1962年 – 38歳「WWA世界ヘビー級王座に追認」
ジャイアント馬場、アントニオ猪木をスカウト
1960年、同時期に2人の青年をプロレスラーとしてスカウトしました。1人が、元ジャイアンツの投手であった馬場正平。もう1人は、ブラジルのサンパウロの市場で働いていた猪木寛治。この二人を新たなスターにすべく日本プロレスへと入門させました。

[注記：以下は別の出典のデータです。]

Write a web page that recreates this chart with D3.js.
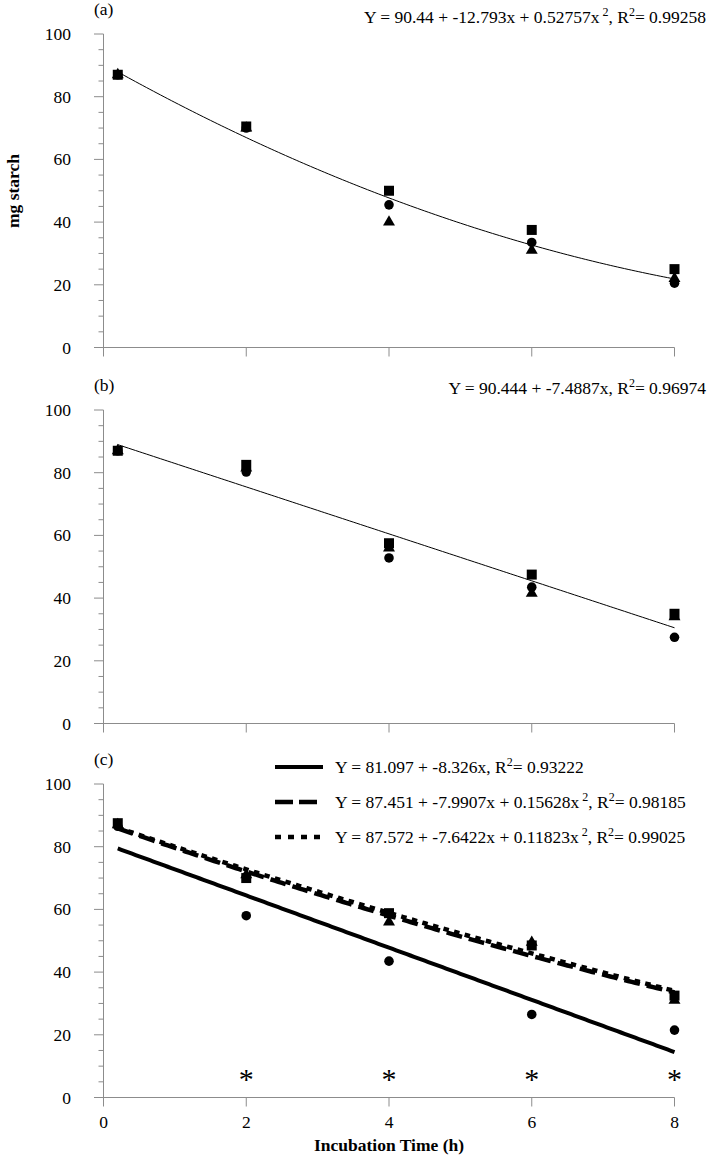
<!DOCTYPE html>
<html><head><meta charset="utf-8">
<script src="https://cdn.jsdelivr.net/npm/d3@7"></script>
<style>body{margin:0;background:#fff}svg{display:block}text{font-family:"Liberation Serif","Times New Roman",serif;fill:#000}</style>
</head><body>
<svg id="chart" width="712" height="1157"></svg>
<script>
// ---- data ----
const xVals = [0.2, 2, 4, 6, 8];
const xTicks = [0, 2, 4, 6, 8];
const yTicks = [0, 20, 40, 60, 80, 100];
const aSquare = [87, 70.5, 50, 37.5, 25];
const aCircle = [87, 70, 45.5, 33.5, 20.5];
const aTriangle = [87, 70, 40, 31, 22];
const bSquare = [87, 82.5, 57.5, 47.5, 35];
const bCircle = [87, 80.2, 52.8, 43.5, 27.5];
const bTriangle = [87, 81.5, 56, 41.5, 34];
const cSquare = [87.5, 70, 58.8, 48.5, 32.5];
const cCircle = [86.5, 58, 43.5, 26.5, 21.5];
const cTriangle = [87, 71, 56, 49.5, 31];
const asteriskX = [2, 4, 6, 8];
const asteriskY = 7.7;
// fitted coefficients [a, b, c] for a + b x + c x^2
const fitA = [90.44, -12.793, 0.52757];
const fitB = [90.444, -7.4887, 0];
const fitCsolid = [81.097, -8.326, 0];
const fitCdash = [87.451, -7.9907, 0.15628];
const fitCdot = [87.572, -7.6422, 0.11823];
const panelLabels = ["(a)", "(b)", "(c)"];

const svg = d3.select("#chart");
const x = d3.scaleLinear().domain([0, 8]).range([103.5, 674.5]);
const axisColor = "#8c8c8c";
const panelTops = [34, 410, 784];
const panelH = 313.5;

function fitPts(c) {
  return d3.range(0.2, 8.0001, 0.05).map(v => [v, c[0] + c[1]*v + c[2]*v*v]);
}

function drawPanel(i, series, fits) {
  const top = panelTops[i];
  const y = d3.scaleLinear().domain([0, 100]).range([top + panelH, top]);
  const g = svg.append("g");
  g.append("line").attr("x1", x(0)).attr("x2", x(0)).attr("y1", y(100)).attr("y2", y(0) + 9)
    .attr("stroke", axisColor);
  g.append("line").attr("x1", x(0) - 9.5).attr("x2", x(8)).attr("y1", y(0)).attr("y2", y(0))
    .attr("stroke", axisColor);
  d3.range(5, 101, 5).forEach(v => {
    const major = v % 20 === 0;
    g.append("line").attr("x1", x(0) - (major ? 9.5 : 5)).attr("x2", x(0))
      .attr("y1", y(v)).attr("y2", y(v)).attr("stroke", axisColor);
  });
  xTicks.slice(1).forEach(v => {
    g.append("line").attr("x1", x(v)).attr("x2", x(v)).attr("y1", y(0)).attr("y2", y(0) + 9)
      .attr("stroke", axisColor);
  });
  yTicks.forEach(v => {
    g.append("text").attr("x", 71).attr("y", y(v) + 6).attr("text-anchor", "end")
      .attr("font-size", 17.5).text(v);
  });
  g.append("text").attr("x", 94).attr("y", top - 19).attr("font-size", 17.5).text(panelLabels[i]);

  const line = d3.line().x(d => x(d[0])).y(d => y(d[1]));
  fits.forEach(f => {
    g.append("path").attr("d", line(fitPts(f.c))).attr("fill", "none")
      .attr("stroke", "#000").attr("stroke-width", f.w)
      .attr("stroke-dasharray", f.dash || null);
  });

  const sq = d3.symbol().type(d3.symbolSquare).size(100);
  const ci = d3.symbol().type(d3.symbolCircle).size(72);
  const tr = d3.symbol().type(d3.symbolTriangle).size(62);
  [[series[0], sq], [series[1], ci], [series[2], tr]].forEach(([vals, sym]) => {
    g.selectAll(null).data(vals).join("path")
      .attr("transform", (d, j) => `translate(${x(xVals[j])},${y(d)})`)
      .attr("d", sym()).attr("fill", "#000");
  });
  return {g, y};
}

function eq(g, xPos, yPos, anchor, parts) {
  const t = g.append("text").attr("x", xPos).attr("y", yPos).attr("text-anchor", anchor)
    .attr("font-size", 17.5).attr("xml:space", "preserve");
  let raised = false;
  parts.forEach(p => {
    if (typeof p === "string") {
      const s = t.append("tspan").text(p);
      if (raised) { s.attr("dy", 7); raised = false; }
    } else {
      t.append("tspan").attr("dy", -7).attr("font-size", 12).text(p.sup);
      raised = true;
    }
  });
  return t;
}

const pa = drawPanel(0, [aSquare, aCircle, aTriangle], [{c: fitA, w: 1}]);
eq(pa.g, 706, 23, "end", ["Y = 90.44 + -12.793x + 0.52757x", {sup: " 2"}, ", R", {sup: "2"}, "= 0.99258"]);
const pb = drawPanel(1, [bSquare, bCircle, bTriangle], [{c: fitB, w: 1}]);
eq(pb.g, 706, 394, "end", ["Y = 90.444 + -7.4887x, R", {sup: "2"}, "= 0.96974"]);

const fitsC = [
  {c: fitCsolid, w: 4, legDash: null, legEnd: 323, label: ["Y = 81.097 + -8.326x, R", {sup: "2"}, "= 0.93222"]},
  {c: fitCdash, w: 4.5, dash: "16 7", legDash: "18 6", legEnd: 317, label: ["Y = 87.451 + -7.9907x + 0.15628x", {sup: " 2"}, ", R", {sup: "2"}, "= 0.98185"]},
  {c: fitCdot, w: 4.5, dash: "5.5 5.5", legDash: "6 7", legEnd: 320, label: ["Y = 87.572 + -7.6422x + 0.11823x", {sup: " 2"}, ", R", {sup: "2"}, "= 0.99025"]}
];
const pc = drawPanel(2, [cSquare, cCircle, cTriangle], fitsC);
const legY = [767, 802, 837];
fitsC.forEach((f, k) => {
  pc.g.append("line").attr("x1", 275).attr("x2", f.legEnd).attr("y1", legY[k]).attr("y2", legY[k])
    .attr("stroke", "#000").attr("stroke-width", f.w).attr("stroke-dasharray", f.legDash);
  eq(pc.g, 335, legY[k] + 6, "start", f.label);
});
pc.g.selectAll(null).data(asteriskX).join("text")
  .attr("x", d => x(d)).attr("y", pc.y(asteriskY) + 16).attr("text-anchor", "middle")
  .attr("font-size", 30).text("*");
xTicks.forEach(v => {
  svg.append("text").attr("x", x(v)).attr("y", 1128).attr("text-anchor", "middle")
    .attr("font-size", 17.5).text(v);
});
svg.append("text").attr("x", 389).attr("y", 1151).attr("text-anchor", "middle")
  .attr("font-size", 17.5).attr("font-weight", "bold").text("Incubation Time (h)");
svg.append("text").attr("transform", "translate(19,191) rotate(-90)").attr("text-anchor", "middle")
  .attr("font-size", 17.5).attr("font-weight", "bold").text("mg starch");
</script>
</body></html>
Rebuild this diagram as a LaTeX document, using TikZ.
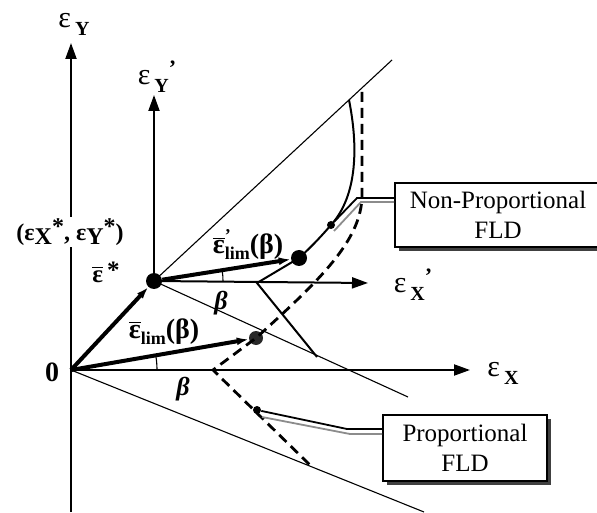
\documentclass[tikz,border=0pt]{standalone}
\usepackage{fontspec}
\setmainfont{Liberation Serif}
\usetikzlibrary{arrows.meta,shadows,calc,positioning}
\definecolor{xLeadGray}{RGB}{140,140,140}
\definecolor{xDotGray}{RGB}{40,40,40}

% strain axis label: epsilon with a bold index
\newcommand{\epsax}[2]{{\fontsize{15}{15}\selectfont ε}\kern2pt\raisebox{-4pt}{\fontsize{10}{10}\selectfont\bfseries #1}#2}
\newcommand{\axprime}{\raisebox{4.5pt}{\fontsize{11}{11}\selectfont\bfseries ’}}
\newcommand{\epsbar}{$\overline{\mbox{\bfseries ε}}$}

\begin{document}
\begin{tikzpicture}[x=0.5pt,y=-0.5pt,
    axis/.style={line width=1pt,-{Triangle[length=8pt,width=5.5pt]}},
    vecarrow/.style={line width=2pt,-{Latex[length=6pt,width=4pt]}},
    thinline/.style={line width=0.55pt},
    bigdot/.style={circle,fill=black,inner sep=0pt,minimum size=8pt},
    pointdot/.style={circle,fill=xDotGray,inner sep=0pt,minimum size=7pt},
    smalldot/.style={circle,fill=black,inner sep=0pt,minimum size=4pt},
    fldbox/.style={draw,line width=0.8pt,fill=white,align=center,
      font=\fontsize{12.5}{15}\selectfont,
      drop shadow={shadow xshift=2pt,shadow yshift=-2pt,fill=black!75,opacity=1}},
    propfld/.style={line width=1.4pt,dash pattern=on 5pt off 3pt},
    nonpropfld/.style={line width=1pt}]
  \useasboundingbox (0,0) rectangle (597,512);

  % origins and limit strain points
  \coordinate (O) at (71,370);
  \node[bigdot] (S) at (154,281) {};
  \node[pointdot] (P) at (256,338) {};
  \node[bigdot] (Q) at (299,258) {};
  \node[smalldot] (np) at (331,225) {};
  \node[smalldot] (pp) at (257,410) {};

  % main axes
  \coordinate (ybot) at (71,512);
  \coordinate (ytip) at (71,43);
  \coordinate (xtip) at (470,370);
  \draw[axis] (ybot) -- (ytip);
  \draw[axis] (O) -- (xtip);
  % shifted axes
  \coordinate (y2tip) at (154,95);
  \coordinate (x2tip) at (368,283);
  \draw[axis] (S.center) -- (y2tip);
  \draw[axis] (S.center) -- (x2tip);

  % thin guide lines
  \coordinate (g1) at (392,60);
  \coordinate (g2) at (408,397);
  \coordinate (g3) at (424,512);
  \draw[thinline] (S.center) -- (g1);
  \draw[thinline] (S.center) -- (g2);
  \draw[thinline] (O) -- (g3);

  % proportional FLD (dashed)
  \coordinate (d1) at (362,92);
  \coordinate (d2) at (362,195);
  \coordinate (dv) at (213,370);
  \coordinate (d3) at (310,465);
  \draw[propfld] (d1) -- (d2) .. controls (362,240) and (320,280) .. (P.center)
    -- (dv) -- (d3);

  % non-proportional FLD (solid)
  \coordinate (s1) at (349,100);
  \coordinate (sv) at (257,283);
  \coordinate (s3) at (317,357);
  \draw[nonpropfld] (s1) .. controls (358,145) and (358,195) .. (np.center)
    .. controls (318,240) and (308,250) .. (Q.center) -- (sv) -- (s3);

  % strain vectors
  \draw[vecarrow] (O) -- (S);
  \draw[vecarrow] (O) -- (P);
  \draw[vecarrow] (S) -- (Q);

  % angle marks
  \draw[thinline] (157,370) arc[start angle=0,end angle=-9.5,radius=86];
  \draw[thinline] (223,281) arc[start angle=0,end angle=-9,radius=69];

  % label boxes with leaders
  \node[fldbox,minimum width=103pt,minimum height=32pt] (nonprop) at (498,215) {Non-Proportional\\FLD};
  \node[fldbox,minimum width=82pt,minimum height=33pt] (prop) at (465,448) {Proportional\\FLD};
  \coordinate (nk) at (357,198);
  \coordinate (nkg) at (361,202);
  \coordinate (ndg) at (334,231);
  \draw[line width=0.9pt,xLeadGray] (nonprop.west |- nkg) -- (nkg) -- (ndg);
  \draw[line width=0.9pt] (nonprop.west |- nk) -- (nk) -- (np);
  \coordinate (pk) at (347,429);
  \coordinate (pkg) at (350,434);
  \coordinate (pdg) at (262,417);
  \draw[line width=0.9pt,xLeadGray] (prop.west |- pkg) -- (pkg) -- (pdg);
  \draw[line width=0.9pt] (prop.west |- pk) -- (pk) -- (pp);

  % axis labels
  \node (lab ey) at (74,24) {\epsax{Y}{}};
  \node (lab ey2) at (157,77) {\epsax{Y}{\axprime}};
  \node (lab ex2) at (413,285) {\epsax{X}{\axprime}};
  \node (lab ex) at (503,373) {\epsax{X}{}};
  \node[fill=white,inner sep=1pt,font=\fontsize{12}{12}\selectfont\bfseries] (lab star) at (70,232)
    {(ε\raisebox{-2pt}{X}\raisebox{3pt}{*}, ε\raisebox{-2pt}{Y}\raisebox{3pt}{*})};
  \node[font=\fontsize{14}{14}\selectfont\bfseries] (lab zero) at (52,372) {0};
  \node[font=\fontsize{12.5}{12.5}\selectfont\bfseries] (lab es) at (106,272) {\epsbar\,\raisebox{2pt}{*}};
  \node[font=\fontsize{14}{14}\selectfont\bfseries] (lab lim) at (164,332)
    {\epsbar\raisebox{-3pt}{\fontsize{9}{9}\selectfont lim}(β)};
  \node[font=\fontsize{14}{14}\selectfont\bfseries] (lab lim2) at (248,245)
    {\epsbar\rlap{\raisebox{6pt}{\fontsize{9}{9}\selectfont’}}\raisebox{-3pt}{\fontsize{9}{9}\selectfont lim}(β)};
  \node[font=\fontsize{13}{13}\selectfont\bfseries\itshape] (lab b1) at (221,303) {β};
  \node[font=\fontsize{13}{13}\selectfont\bfseries\itshape] (lab b2) at (183,389) {β};
\end{tikzpicture}
\end{document}
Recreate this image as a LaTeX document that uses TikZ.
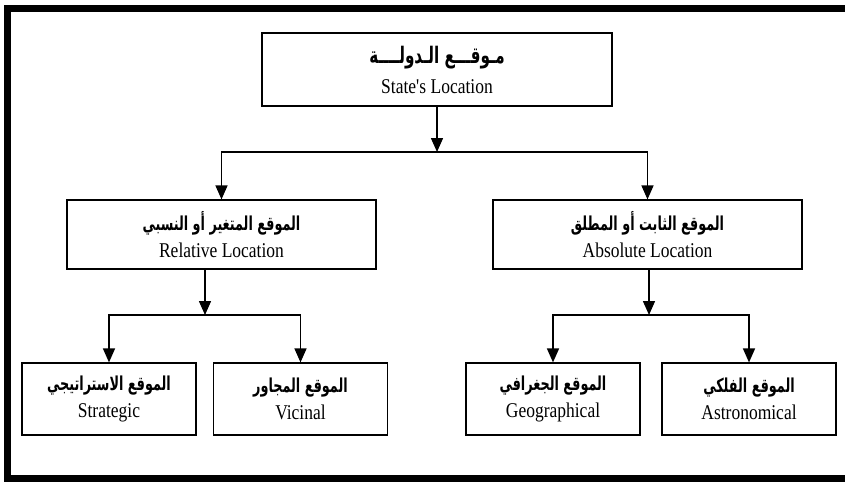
\documentclass[tikz,border=0pt]{standalone}
\usepackage{fontspec}
\setmainfont{Liberation Serif}
\newfontfamily\arabicfont[Script=Arabic]{DejaVu Sans}
\TeXXeTstate=1
\usetikzlibrary{arrows.meta}
\tikzset{
	diagram/.style={x=1pt,y=-1pt,>={Triangle[length=14pt,width=12pt]},line width=1.5pt},
	loc/.style={draw,line width=1.2pt,inner sep=0pt,align=center,
		font=\fontsize{17.5}{27}\selectfont},
	head/.style={loc,minimum width=350pt,minimum height=73pt,
		font=\fontsize{17.5}{30}\selectfont},
	wide/.style={loc,minimum width=309pt,minimum height=69pt},
	small/.style={loc,minimum width=174pt,minimum height=72pt},
	frame/.style={line width=7pt}
}
\newcommand{\artext}[2][16]{\scalebox{0.8}[1.2]{\arabicfont\bfseries\fontsize{#1}{20}\selectfont\beginR #2\endR}}
\newcommand{\entext}[1]{\scalebox{1}[1.2]{#1}}

\begin{document}
\begin{tikzpicture}[diagram]
		\useasboundingbox (0,0) rectangle (845,482);
		\draw[frame] (852,8) -- (7,8) -- (7,478.5) -- (852,478.5);
		
		\node[head] (state) at (437,69.5)
			{\artext[19]{مـوقـــع الـدولــــة}\\\entext{State\textquotesingle s Location}};
		\node[wide] (rel) at (221.5,234.5) {\artext{الموقع المتغير أو النسبي}\\\entext{Relative Location}};
		\node[wide] (abs) at (647.5,234.5) {\artext{الموقع الثابت أو المطلق}\\\entext{Absolute Location}};
		\node[small] (strat) at (109,399) {\artext{الموقع الاستراتيجي}\\\entext{Strategic}};
		\node[small] (vic) at (300.5,399) {\artext{الموقع المجاور}\\\entext{Vicinal}};
		\node[small] (geo) at (553,399) {\artext{الموقع الجغرافي}\\\entext{Geographical}};
		\node[small] (astro) at (749,399) {\artext{الموقع الفلكي}\\\entext{Astronomical}};
		
		\coordinate (top) at (437,152);
		\coordinate (lj) at (205,315);
		\coordinate (rj) at (649,315);
		
		\draw[->] (state) -- (top);
		\draw[->] (top) -| (rel);
		\draw[->] (top) -| (abs);
		\draw[->] (rel.south -| lj) -- (lj);
		\draw[->] (lj) -| (strat);
		\draw[->] (lj) -| (vic);
		\draw[->] (abs.south -| rj) -- (rj);
		\draw[->] (rj) -| (geo);
		\draw[->] (rj) -| (astro);
		
\end{tikzpicture}
\end{document}
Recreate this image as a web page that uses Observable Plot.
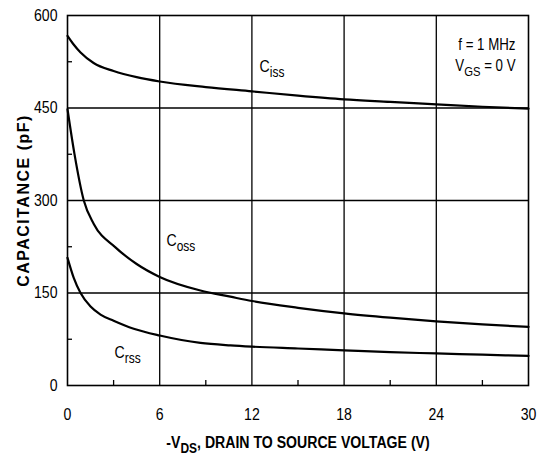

練習生時代は特に厳しく、猪木は靴ベラで殴られる、ゴルフクラブで殴打する、といった壮絶な体罰を受けておりました。また、馬場にも我慢を強要させるといった横暴な一面がありました。しかし、力道山が一番かわいがっていたのは、同じく韓国から帰化した2人の1年先輩である大木金太郎だったそうです。
フレッド・ブラッシーとNAWA世界王座を争う
1962年、力道山は「銀髪鬼」として恐れられたフレッド・ブラッシーが保持するNAWA王座へと挑戦しました。フレッド・ブラッシーは噛みつき攻撃を得意とするレスラーで、歯をやすりで削るパフォーマンスを得意としてました。ちなみに、このパフォーマンスを提案したのも力道山です。
試合に勝利し奪取するも、ブラッシー側からクレームがつき、その結果、新たな王座として「WWAヘビー級王座」が誕生し、その初代王者という事で追認されました。この、WWA王座は、NWA世界ヘビー級王座から分裂したものであり、後に統一されることになります。